The fault for that, however, lies with ABC, which shuttled the series around the schedule as if playing a game of hide and seek with the audience.
Viewers should feel a sense of loss, especially if they watch Wednesday night`s episode (8:30 p.m. on WLS-Ch. 7). It displays most of the show`s charms, as the magazine`s editor (Magnuson) must deal with a stranger who arrives claiming to be her husband.
ABC could bring the show back; technically it has not been canceled. ABC still has an option for next season. But ``canceled`` or ``option,`` it`s all semantics.
The bottom line is that money is talking louder than ever, as ``Anything But Love`` becomes the first in what might eventually be a very crowded graveyard of quality shows.
Channel hopping ...
- Jane Seymour, the erstwhile queen of the mini-series, gets caught in a messy tale of sex and violence called ``Are You Lonesome Tonight.`` It airs at 8 p.m. on USA cable, a network that continues to astonish with its crassness.
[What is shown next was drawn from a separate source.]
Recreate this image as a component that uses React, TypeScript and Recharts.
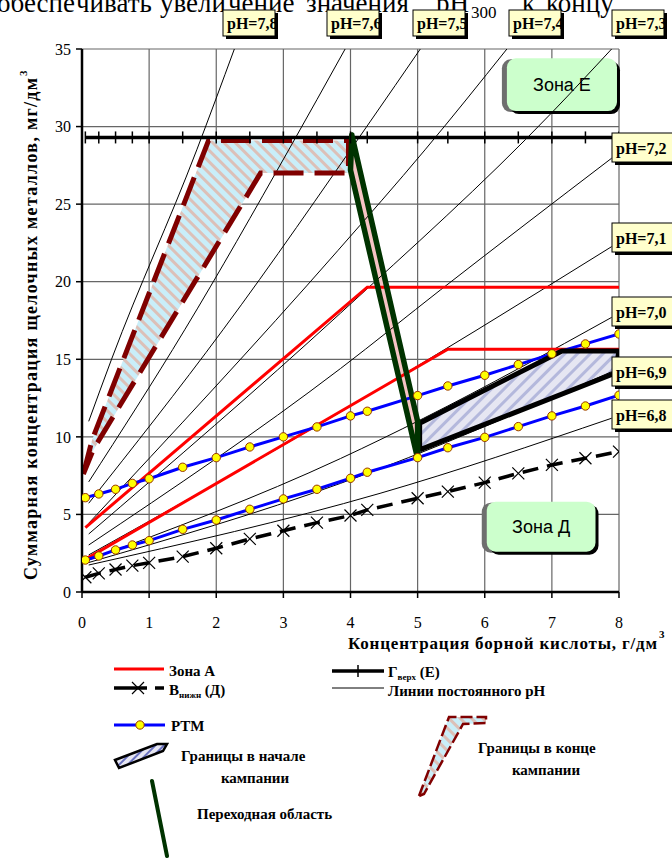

The sex in this film is of the phone kind, an increasingly popular genre for unimaginative screenwriters. The violence is standard-issue.
Wealthy socialite Adrienne Welles overhears her husband, Richard, engaged in a rather steamy phone chat with a sultry-voiced gal. Then, after Richard mysteriously vanishes, she finds 20 tapes of previous phone sessions.
On her own, she tracks down her husband`s aural sex kitten. Her name is Laura (sexily portrayed by Beth Broderick), whose real gig is as a $300 call girl.
Hooking up with a down-at-the-heels private eye (Parker Stevenson), Adrienne tries to find her missing hubbie, discovering all sorts of sex-business hokum, false leads and false friends before enduring a chase-through-the-house ending that is as laughable as it is dull.
- ``The Elvis Conspiracy,`` 7 p.m. Wednesday on WGN-Ch. 9, picks up where ``The Elvis Files`` left off last season. Broadcast live from Las Vegas and hosted by Bill Bixby, the show continues to feed the sad beliefs of those who want to think Elvis is alive.
- Blah, blah, blah ... and for good, stultifying measure, blah. There you have the wordy sense of the dime-store philosophizing that characterizes writer-director Hall Hartley`s ``Surviving Desire`` (10 p.m. Wednesday on WTTW-Ch. 11), a play commissioned for ``The American Playhouse.``
Focusing on the fascination felt by a literature professor named Jude
(Martin Donovan) for a comely student named Sofie (Mary B. Ward), the
``drama-comedy`` is a series of pretentious or ponderous musings on desire, pain, love and self-indulgent angst.
Ward is lovely in a Paris-cafe way and brings a nice sense of wonder to her part. Donovan plays the tortured prof with a consistent hangdog expression. Other characters, sketchily drawn, are not worth mentioning.
- ``Street Life`` is a TV rarity on two counts. Not only is it the only show I can think of that is anchored by two blacks, but it also is very good. A quarterly news magazine show, its second edition airs at 9 p.m. Thursday on WTTW-Ch. 11. It`s solidly reported, interesting and handsomely produced.
Its segments include a visit to the Marshall Islands for a look at the destructive aftereffects of U.S. nuclear-weapons testing; a visit to the National Civil Rights Museum in Memphis; and an examination of the reaction in the black community to the Thomas-Hill contretemps.
Anchors Delmarie Cobb and Art Cribbs, both of whom have labored in local radio, are as first-rate as their show.